Prime lending rate touches fresh low despite bond yield hike concerns

15 March 2021 09:38 am

The prime lending rate, which indicates where the broader market lending rates are heading, touched a fresh low last week, a week after the Monetary Board doubled down their commitment for lower rates. 


The Average Weighted Prime Lending Rate (AWPLR), a benchmark rate used for pricing short tenor loans to prime customers of banks, fell by 13 basis points through last week to end at 5.54 percent last Friday from the week earlier. 


This breaks the previous all-time low of 5.59 percent on February 5, while the excess liquidity in the money market rose from Rs.116.49 billion to Rs.181.38 billion between the periods. 
Last week’s fall in the benchmark lending rate brings the year-to-date decline in the AWPLR to 27 basis points (bps), and the rate fell by as much as 420 bps since the beginning of 2020 when the current declining interest rates cycle began. 

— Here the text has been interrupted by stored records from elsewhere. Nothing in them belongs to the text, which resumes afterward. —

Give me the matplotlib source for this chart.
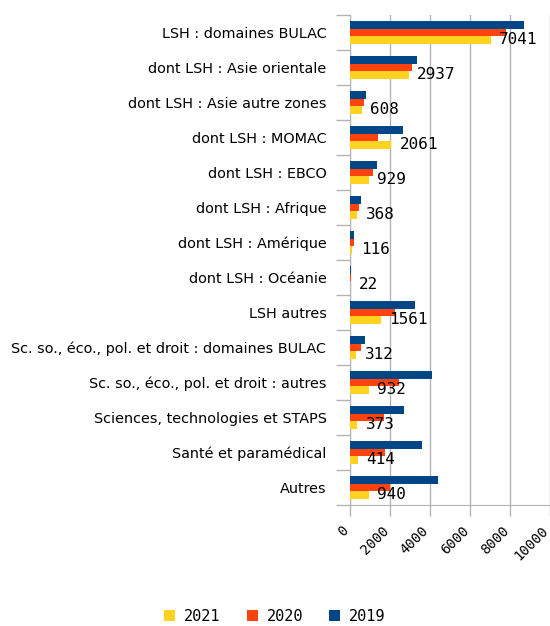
import numpy as np
import matplotlib.pyplot as plt

categories = [
    "LSH : domaines BULAC",
    "dont LSH : Asie orientale",
    "dont LSH : Asie autre zones",
    "dont LSH : MOMAC",
    "dont LSH : EBCO",
    "dont LSH : Afrique",
    "dont LSH : Amérique",
    "dont LSH : Océanie",
    "LSH autres",
    "Sc. so., éco., pol. et droit : domaines BULAC",
    "Sc. so., éco., pol. et droit : autres",
    "Sciences, technologies et STAPS",
    "Santé et paramédical",
    "Autres",
]
v2021 = [7041, 2937, 608, 2061, 929, 368, 116, 22, 1561, 312, 932, 373, 414, 940]
v2020 = [7800, 3100, 700, 1400, 1150, 450, 190, 50, 2250, 550, 2450, 1700, 1750, 2000]
v2019 = [8700, 3350, 800, 2650, 1330, 550, 220, 70, 3250, 750, 4100, 2700, 3600, 4400]
xticks = [0, 2000, 4000, 6000, 8000, 10000]

c2021, c2020, c2019 = "#ffd320", "#ff420e", "#004586"
grey = "#b3b3b3"

fig = plt.figure(figsize=(5.5, 6.26), dpi=100)
ax = fig.add_axes([350 / 550, 1 - 505 / 626, 200 / 550, 490 / 626])

y = np.arange(len(categories))
h = 0.215
ax.barh(y - h, v2019, height=h, color=c2019, label="2019", zorder=3)
ax.barh(y, v2020, height=h, color=c2020, label="2020", zorder=3)
ax.barh(y + h, v2021, height=h, color=c2021, label="2021", zorder=3)

for yi, v in zip(y, v2021):
    ax.annotate(str(v), (v, yi + h), xytext=(6, 0.5), textcoords="offset points",
                va="center", ha="left", fontsize=11.5, family="DejaVu Sans Mono",
                color="black", zorder=4)

ax.set_xlim(0, 10000)
ax.set_ylim(len(categories) - 0.5, -0.5)
ax.set_xticks(xticks)
ax.set_xticklabels([])
# rotated tick labels, nudged left so the last one stays inside the figure
for t in xticks:
    ax.annotate(str(t), (t, 0), xycoords=("data", "axes fraction"),
                xytext=(-2.5, -17), textcoords="offset points",
                rotation=45, ha="right", va="center", rotation_mode="anchor",
                family="DejaVu Sans Mono", fontsize=10, annotation_clip=False)
ax.set_yticks(y)
ax.set_yticklabels(categories, fontsize=10.4)
ax.tick_params(axis="y", length=0, pad=17)
ax.set_yticks(np.arange(-0.5, len(categories), 1), minor=True)
ax.tick_params(axis="y", which="minor", length=10, color=grey, width=1)
ax.tick_params(axis="x", length=8, color=grey, width=1)

ax.grid(axis="x", color=grey, linewidth=1, zorder=0)
for s in ["top", "right"]:
    ax.spines[s].set_visible(False)
for s in ["left", "bottom"]:
    ax.spines[s].set_color(grey)

handles, labels = ax.get_legend_handles_labels()
fig.legend(handles[::-1], labels[::-1], loc="lower center", ncol=3,
           bbox_to_anchor=(0.5, -0.018), frameon=False,
           handlelength=0.7, handleheight=0.7, columnspacing=1.7,
           handletextpad=0.6, prop={"family": "DejaVu Sans Mono", "size": 11})

fig.savefig("out.png", dpi=100)
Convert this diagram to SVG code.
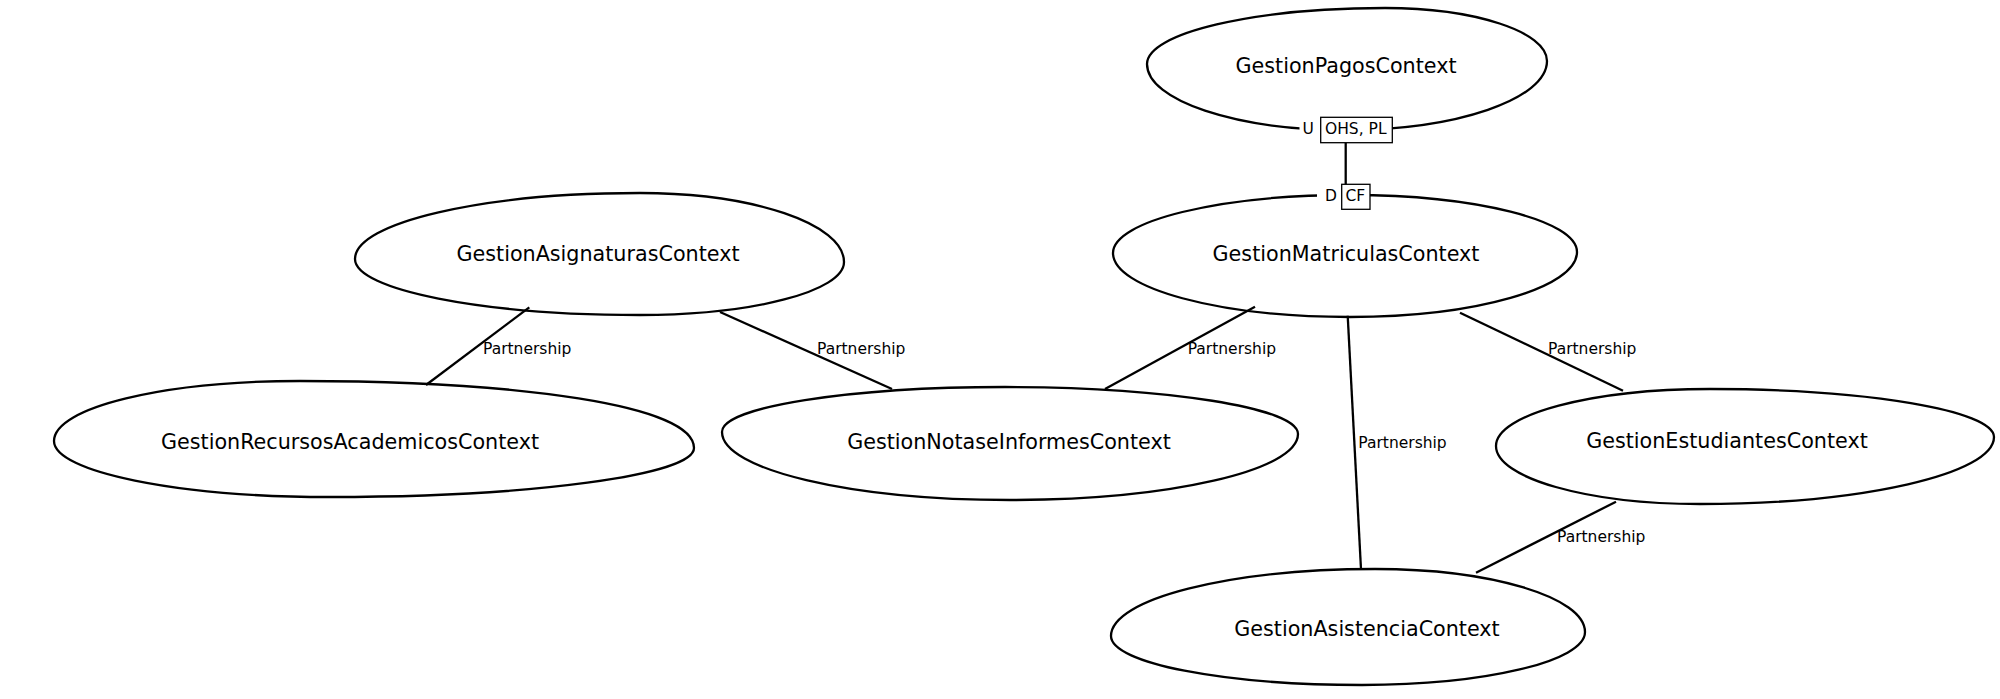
<svg xmlns="http://www.w3.org/2000/svg" width="2000" height="699" viewBox="0 0 2000 699">
<style>
.bg{fill:#ffffff}
.node path{fill:#ffffff;stroke:#000000;stroke-width:2.3}
.node text{font-family:"DejaVu Sans",sans-serif;font-size:20.7px;fill:#000000;text-anchor:middle}
.conn line{stroke:#000000;stroke-width:2.3}
.lbl{font-family:"DejaVu Sans",sans-serif;font-size:15.5px;fill:#000000}
.box{fill:#ffffff;stroke:#000000;stroke-width:1.3}
.mask{fill:#ffffff}
</style>
<rect class="bg" x="0" y="0" width="2000" height="699"/>
<g id="GestionPagosContext" class="node">
<path d="M1147,64 C1147,33.1 1253.6,8 1385,8 C1474.5,8 1547,31.7 1547,61 C1547,99.1 1456.6,130 1345,130 C1235.6,130 1147,100.5 1147,64Z"/>
<text x="1346" y="72.5">GestionPagosContext</text>
</g>
<g id="GestionMatriculasContext" class="node">
<path d="M1113,253 C1113,221 1219.1,195 1350,195 C1475.4,195 1577,220.5 1577,252 C1577,287.9 1475.4,317 1350,317 C1219.1,317 1113,288.3 1113,253Z"/>
<text x="1346" y="260.7">GestionMatriculasContext</text>
</g>
<g id="GestionAsignaturasContext" class="node">
<path d="M355,259 C355,222.5 482.6,193 640,193 C752.7,193 844,223.9 844,262 C844,291.3 752.7,315 640,315 C482.6,315 355,289.9 355,259Z"/>
<text x="598" y="260.7">GestionAsignaturasContext</text>
</g>
<g id="GestionRecursosAcademicosContext" class="node">
<path d="M54,441 C54,407.3 164.1,381 300,381 C517.6,381 694,405 694,448 C694,475.1 531,497 330,497 C177.6,497 54,471.9 54,441Z"/>
<text x="350" y="449">GestionRecursosAcademicosContext</text>
</g>
<g id="GestionNotaseInformesContext" class="node">
<path d="M722,432 C722,407.1 848.7,387 1005,387 C1166.8,387 1298,408 1298,434 C1298,470.5 1169.1,500 1010,500 C850.9,500 722,469.6 722,432Z"/>
<text x="1009" y="449">GestionNotaseInformesContext</text>
</g>
<g id="GestionEstudiantesContext" class="node">
<path d="M1496,446 C1496,414.5 1591.8,389 1710,389 C1866.9,389 1994,410.5 1994,437 C1994,474 1862.4,504 1700,504 C1587.3,504 1496,478 1496,446Z"/>
<text x="1727" y="448">GestionEstudiantesContext</text>
</g>
<g id="GestionAsistenciaContext" class="node">
<path d="M1111,636 C1111,599 1229.2,569 1375,569 C1491,569 1585,597.2 1585,632 C1585,661.3 1485.2,685 1362,685 C1223.4,685 1111,663.1 1111,636Z"/>
<text x="1367" y="636">GestionAsistenciaContext</text>
</g>
<g id="connectors" class="conn">
<line x1="529.3" y1="307.3" x2="426" y2="385"/>
<text class="lbl" x="483" y="354">Partnership</text>
<line x1="720" y1="312" x2="892" y2="389"/>
<text class="lbl" x="817" y="354">Partnership</text>
<line x1="1255" y1="306.7" x2="1105" y2="389"/>
<text class="lbl" x="1187.7" y="354">Partnership</text>
<line x1="1460" y1="312.7" x2="1623" y2="390.7"/>
<text class="lbl" x="1548" y="354">Partnership</text>
<line x1="1347.7" y1="315.7" x2="1361" y2="569.3"/>
<text class="lbl" x="1358.3" y="448">Partnership</text>
<line x1="1616" y1="501.7" x2="1476" y2="572.7"/>
<text class="lbl" x="1557" y="541.7">Partnership</text>
<g id="pagos-matriculas">
<line x1="1345.7" y1="142.7" x2="1345.7" y2="184.3"/>
<rect class="mask" x="1299.5" y="118" width="21.5" height="24"/>
<text class="lbl" x="1302.5" y="134.3">U</text>
<rect class="box" x="1320.7" y="117.3" width="71.6" height="25.4"/>
<text class="lbl" x="1325" y="134.3">OHS, PL</text>
<rect class="mask" x="1317" y="185" width="25" height="24"/>
<text class="lbl" x="1325" y="201">D</text>
<rect class="box" x="1341.7" y="184.3" width="28.3" height="25"/>
<text class="lbl" x="1345.5" y="201">CF</text>
</g>
</g>
</svg>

There were concerns raised by several parties during the last couple of weeks over the ability to sustain the lower interest rates as Treasury bills and bond yields saw some uptick in recent weeks, stoking concerns about inflation making a comeback.  


First Capital Research recently advised investors to hold on to their longer-term bonds, as they were uncertain about the yields trajectory, after they forecasted interest rates to rise from the second half of the year with potential increase in key policy rates in the third and the fourth quarters. 


But the Central Bank maintained commitment to its dovish stance while illustrating its medium term inflation trajectory, which remains benign.


The Monetary Board doesn’t take decisions based on how the bond market yields behave, but takes a broader and a medium term view of the prices and economic growth, as its rate decisions should not hamper growth, nor overheat the economy. 


Sri Lanka has maintained interest rates at their historical lowest levels for the longest period ever, giving a boost to consumer and business spending, as seen from the recent corporate results which hit an all-time high even amid a pandemic.